▶ [Exercise details]:
Copy out every line in the entries below that includes "seaborn".

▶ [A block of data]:
>>>>>

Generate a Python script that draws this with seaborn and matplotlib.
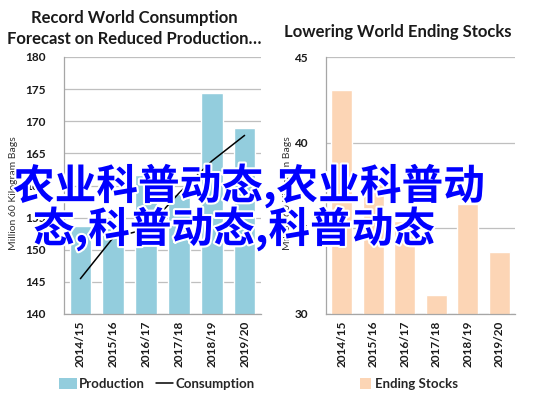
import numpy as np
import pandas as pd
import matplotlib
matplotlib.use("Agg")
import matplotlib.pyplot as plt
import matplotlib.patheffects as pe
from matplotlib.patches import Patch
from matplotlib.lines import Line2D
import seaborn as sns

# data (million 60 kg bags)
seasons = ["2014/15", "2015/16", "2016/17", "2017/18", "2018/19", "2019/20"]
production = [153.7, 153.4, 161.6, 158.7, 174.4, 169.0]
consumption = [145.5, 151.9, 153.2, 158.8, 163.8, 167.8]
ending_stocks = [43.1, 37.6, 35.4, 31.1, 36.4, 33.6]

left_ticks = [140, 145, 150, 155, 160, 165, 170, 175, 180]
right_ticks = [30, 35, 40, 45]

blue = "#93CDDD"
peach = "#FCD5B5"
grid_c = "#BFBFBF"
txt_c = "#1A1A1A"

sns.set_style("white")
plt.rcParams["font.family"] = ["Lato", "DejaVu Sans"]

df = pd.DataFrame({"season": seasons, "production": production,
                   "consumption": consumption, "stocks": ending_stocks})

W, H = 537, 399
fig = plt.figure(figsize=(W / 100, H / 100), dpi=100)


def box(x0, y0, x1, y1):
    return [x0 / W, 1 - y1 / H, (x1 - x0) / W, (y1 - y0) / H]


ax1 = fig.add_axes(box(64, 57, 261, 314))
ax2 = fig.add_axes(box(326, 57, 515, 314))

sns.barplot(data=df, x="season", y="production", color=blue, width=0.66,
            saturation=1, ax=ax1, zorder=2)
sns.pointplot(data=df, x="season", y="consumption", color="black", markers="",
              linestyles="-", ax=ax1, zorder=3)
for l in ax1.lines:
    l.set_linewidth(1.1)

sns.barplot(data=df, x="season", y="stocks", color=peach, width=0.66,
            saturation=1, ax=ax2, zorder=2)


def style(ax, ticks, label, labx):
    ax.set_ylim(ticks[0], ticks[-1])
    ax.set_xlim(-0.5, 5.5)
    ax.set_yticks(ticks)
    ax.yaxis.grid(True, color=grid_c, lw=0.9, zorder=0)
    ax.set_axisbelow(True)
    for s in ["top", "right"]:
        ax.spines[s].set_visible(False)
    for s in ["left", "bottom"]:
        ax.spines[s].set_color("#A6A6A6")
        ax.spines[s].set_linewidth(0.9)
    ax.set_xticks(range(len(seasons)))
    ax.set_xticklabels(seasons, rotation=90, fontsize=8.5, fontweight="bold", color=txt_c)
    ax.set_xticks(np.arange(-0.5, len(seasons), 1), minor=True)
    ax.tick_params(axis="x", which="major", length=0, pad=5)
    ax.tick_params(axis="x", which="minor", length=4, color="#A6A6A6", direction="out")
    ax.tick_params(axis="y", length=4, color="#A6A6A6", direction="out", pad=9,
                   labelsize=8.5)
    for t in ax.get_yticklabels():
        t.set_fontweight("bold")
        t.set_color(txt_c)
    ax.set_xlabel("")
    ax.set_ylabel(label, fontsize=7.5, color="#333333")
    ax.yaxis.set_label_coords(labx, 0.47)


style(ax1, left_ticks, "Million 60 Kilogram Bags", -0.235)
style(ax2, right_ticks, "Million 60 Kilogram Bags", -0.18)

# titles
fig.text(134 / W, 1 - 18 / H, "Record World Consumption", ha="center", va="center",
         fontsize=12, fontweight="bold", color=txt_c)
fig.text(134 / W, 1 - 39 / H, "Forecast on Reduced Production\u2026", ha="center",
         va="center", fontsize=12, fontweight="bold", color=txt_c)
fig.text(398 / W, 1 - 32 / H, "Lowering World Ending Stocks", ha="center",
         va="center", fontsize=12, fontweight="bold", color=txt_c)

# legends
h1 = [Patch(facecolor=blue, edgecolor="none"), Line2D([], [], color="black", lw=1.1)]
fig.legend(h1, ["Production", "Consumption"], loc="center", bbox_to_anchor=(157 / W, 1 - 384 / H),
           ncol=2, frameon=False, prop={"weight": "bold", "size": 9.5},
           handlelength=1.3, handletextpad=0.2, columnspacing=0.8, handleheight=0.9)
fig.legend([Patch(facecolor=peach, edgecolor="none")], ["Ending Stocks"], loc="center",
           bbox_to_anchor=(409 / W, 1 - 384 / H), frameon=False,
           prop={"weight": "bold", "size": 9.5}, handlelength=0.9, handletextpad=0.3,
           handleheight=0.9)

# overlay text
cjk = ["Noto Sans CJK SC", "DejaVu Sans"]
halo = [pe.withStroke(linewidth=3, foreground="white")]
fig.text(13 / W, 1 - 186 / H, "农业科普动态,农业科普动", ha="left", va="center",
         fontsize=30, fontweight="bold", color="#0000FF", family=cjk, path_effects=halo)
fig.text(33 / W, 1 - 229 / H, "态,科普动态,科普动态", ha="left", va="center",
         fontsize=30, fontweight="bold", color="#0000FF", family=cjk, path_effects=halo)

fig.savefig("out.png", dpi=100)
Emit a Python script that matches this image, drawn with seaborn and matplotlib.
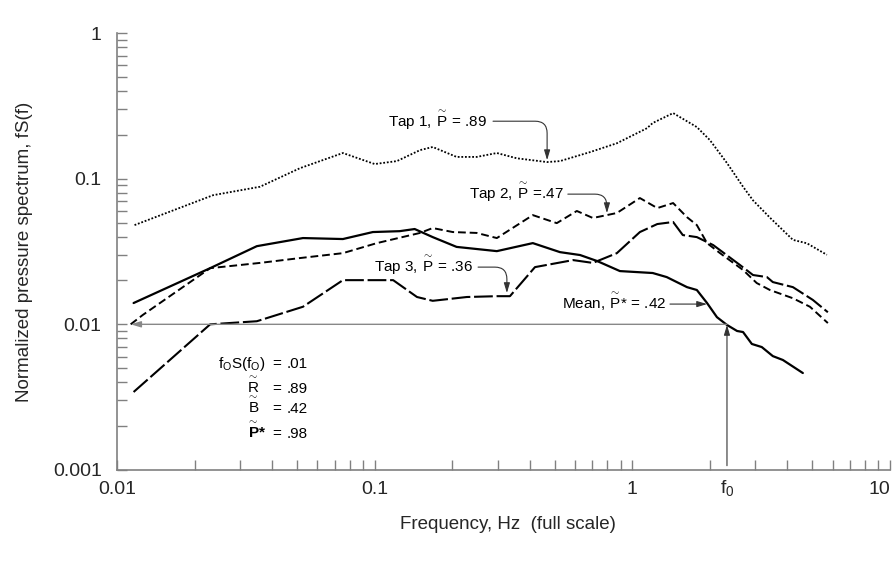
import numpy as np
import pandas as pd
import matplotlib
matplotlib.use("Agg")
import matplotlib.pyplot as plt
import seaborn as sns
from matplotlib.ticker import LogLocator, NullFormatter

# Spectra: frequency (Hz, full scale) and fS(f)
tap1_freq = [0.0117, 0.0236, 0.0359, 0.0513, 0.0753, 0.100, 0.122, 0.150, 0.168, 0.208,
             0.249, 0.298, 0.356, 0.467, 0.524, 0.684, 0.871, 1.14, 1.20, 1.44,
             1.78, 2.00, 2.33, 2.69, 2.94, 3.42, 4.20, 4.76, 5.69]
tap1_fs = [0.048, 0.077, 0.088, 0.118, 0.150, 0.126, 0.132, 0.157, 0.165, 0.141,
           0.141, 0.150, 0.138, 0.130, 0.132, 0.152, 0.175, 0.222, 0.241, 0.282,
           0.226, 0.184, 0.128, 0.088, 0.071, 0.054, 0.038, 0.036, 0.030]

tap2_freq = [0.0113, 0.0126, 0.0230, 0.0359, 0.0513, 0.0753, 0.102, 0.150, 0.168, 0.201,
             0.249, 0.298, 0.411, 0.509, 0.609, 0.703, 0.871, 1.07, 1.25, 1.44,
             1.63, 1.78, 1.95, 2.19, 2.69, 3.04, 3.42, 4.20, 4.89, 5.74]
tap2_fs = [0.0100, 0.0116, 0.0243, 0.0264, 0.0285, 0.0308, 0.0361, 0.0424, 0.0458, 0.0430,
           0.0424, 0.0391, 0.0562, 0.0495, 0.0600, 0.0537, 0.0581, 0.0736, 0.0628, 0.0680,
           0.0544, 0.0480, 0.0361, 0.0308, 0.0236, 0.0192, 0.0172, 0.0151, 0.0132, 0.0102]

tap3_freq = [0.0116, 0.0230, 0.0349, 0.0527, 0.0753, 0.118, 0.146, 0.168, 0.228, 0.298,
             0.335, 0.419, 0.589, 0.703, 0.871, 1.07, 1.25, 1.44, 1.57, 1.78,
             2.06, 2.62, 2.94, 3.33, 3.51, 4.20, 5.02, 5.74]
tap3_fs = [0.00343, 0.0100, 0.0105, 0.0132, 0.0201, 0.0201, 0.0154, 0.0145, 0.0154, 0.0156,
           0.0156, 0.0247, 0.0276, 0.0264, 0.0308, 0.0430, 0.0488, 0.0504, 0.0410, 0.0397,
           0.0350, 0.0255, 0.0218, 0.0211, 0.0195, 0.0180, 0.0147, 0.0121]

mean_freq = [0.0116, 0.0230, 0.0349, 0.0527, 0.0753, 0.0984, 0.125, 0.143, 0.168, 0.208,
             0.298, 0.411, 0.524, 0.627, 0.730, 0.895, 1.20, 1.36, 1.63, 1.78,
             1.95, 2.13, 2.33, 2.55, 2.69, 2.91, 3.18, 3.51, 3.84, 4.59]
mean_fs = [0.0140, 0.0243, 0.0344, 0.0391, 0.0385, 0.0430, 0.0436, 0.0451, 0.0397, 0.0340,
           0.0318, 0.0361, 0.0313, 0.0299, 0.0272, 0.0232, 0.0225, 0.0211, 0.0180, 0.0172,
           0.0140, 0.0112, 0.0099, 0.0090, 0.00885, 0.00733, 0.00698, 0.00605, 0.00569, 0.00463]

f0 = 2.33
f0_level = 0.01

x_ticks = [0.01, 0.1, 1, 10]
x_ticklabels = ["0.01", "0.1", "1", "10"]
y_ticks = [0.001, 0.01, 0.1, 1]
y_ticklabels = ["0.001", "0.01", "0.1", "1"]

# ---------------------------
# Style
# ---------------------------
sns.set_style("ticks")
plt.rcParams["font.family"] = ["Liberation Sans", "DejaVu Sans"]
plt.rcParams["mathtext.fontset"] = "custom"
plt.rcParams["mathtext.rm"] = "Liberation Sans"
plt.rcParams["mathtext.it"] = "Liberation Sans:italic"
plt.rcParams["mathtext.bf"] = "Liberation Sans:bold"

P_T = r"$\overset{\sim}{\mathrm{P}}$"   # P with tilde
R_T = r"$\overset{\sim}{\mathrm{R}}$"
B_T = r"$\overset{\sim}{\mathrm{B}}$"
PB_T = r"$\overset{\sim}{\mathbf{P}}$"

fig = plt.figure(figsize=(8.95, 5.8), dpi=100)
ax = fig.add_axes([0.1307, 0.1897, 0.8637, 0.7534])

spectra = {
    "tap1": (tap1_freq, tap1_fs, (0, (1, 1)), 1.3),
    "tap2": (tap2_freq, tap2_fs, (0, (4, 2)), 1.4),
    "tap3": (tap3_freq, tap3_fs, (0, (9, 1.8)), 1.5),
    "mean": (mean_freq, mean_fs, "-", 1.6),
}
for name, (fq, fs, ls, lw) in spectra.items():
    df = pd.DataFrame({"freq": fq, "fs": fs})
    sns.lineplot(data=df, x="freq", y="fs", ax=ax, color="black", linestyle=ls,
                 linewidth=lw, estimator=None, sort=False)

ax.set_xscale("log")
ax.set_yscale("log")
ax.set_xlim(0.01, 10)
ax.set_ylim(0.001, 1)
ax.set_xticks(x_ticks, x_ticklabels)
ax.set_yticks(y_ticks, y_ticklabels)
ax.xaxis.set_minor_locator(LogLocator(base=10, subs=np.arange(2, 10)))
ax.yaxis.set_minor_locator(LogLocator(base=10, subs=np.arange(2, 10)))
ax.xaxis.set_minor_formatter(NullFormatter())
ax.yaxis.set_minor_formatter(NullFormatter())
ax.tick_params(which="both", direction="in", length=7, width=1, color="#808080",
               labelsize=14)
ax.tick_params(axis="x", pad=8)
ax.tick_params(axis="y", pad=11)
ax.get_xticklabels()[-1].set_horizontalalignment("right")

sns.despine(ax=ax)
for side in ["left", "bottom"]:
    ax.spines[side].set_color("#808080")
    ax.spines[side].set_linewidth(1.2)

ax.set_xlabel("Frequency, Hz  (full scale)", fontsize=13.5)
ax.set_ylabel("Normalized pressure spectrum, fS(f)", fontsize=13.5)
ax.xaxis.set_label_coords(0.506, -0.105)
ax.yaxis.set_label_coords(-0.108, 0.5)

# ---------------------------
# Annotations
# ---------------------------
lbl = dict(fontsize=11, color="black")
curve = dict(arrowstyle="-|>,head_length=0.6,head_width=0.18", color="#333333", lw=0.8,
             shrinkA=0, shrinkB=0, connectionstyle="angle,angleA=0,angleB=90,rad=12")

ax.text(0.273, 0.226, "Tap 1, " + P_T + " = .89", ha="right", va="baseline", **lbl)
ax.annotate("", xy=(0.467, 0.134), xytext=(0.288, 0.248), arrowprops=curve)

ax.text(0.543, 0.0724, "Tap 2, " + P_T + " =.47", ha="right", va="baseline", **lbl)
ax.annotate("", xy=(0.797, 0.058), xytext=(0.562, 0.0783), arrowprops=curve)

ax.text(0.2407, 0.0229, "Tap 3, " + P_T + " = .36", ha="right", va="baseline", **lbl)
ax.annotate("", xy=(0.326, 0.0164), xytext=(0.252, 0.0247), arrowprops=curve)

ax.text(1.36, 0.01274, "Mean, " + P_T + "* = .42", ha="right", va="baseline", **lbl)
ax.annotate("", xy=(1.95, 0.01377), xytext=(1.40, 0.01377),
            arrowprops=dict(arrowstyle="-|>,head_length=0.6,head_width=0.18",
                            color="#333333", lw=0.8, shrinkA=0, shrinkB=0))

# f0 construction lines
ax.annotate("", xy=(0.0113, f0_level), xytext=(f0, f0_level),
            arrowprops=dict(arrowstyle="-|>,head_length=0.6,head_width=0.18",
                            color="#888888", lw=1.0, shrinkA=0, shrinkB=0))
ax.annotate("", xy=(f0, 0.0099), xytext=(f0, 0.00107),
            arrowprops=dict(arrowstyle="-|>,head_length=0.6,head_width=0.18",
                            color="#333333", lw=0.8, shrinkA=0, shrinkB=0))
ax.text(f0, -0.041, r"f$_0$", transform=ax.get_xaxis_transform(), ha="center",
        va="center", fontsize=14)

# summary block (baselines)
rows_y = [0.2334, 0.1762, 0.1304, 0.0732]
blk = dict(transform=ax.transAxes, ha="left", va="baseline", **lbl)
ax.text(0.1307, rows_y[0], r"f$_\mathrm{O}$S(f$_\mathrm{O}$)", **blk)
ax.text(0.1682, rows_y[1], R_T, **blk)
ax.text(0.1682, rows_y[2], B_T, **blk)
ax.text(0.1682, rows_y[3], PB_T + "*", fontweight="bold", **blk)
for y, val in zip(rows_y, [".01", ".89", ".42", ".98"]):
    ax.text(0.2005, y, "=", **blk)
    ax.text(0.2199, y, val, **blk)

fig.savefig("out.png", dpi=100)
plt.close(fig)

<<<<<

▶ [Complete response]:
Generate a Python script that draws this with seaborn and matplotlib.
import seaborn as sns
Emit a Python script that matches this image, drawn with seaborn and matplotlib.
import seaborn as sns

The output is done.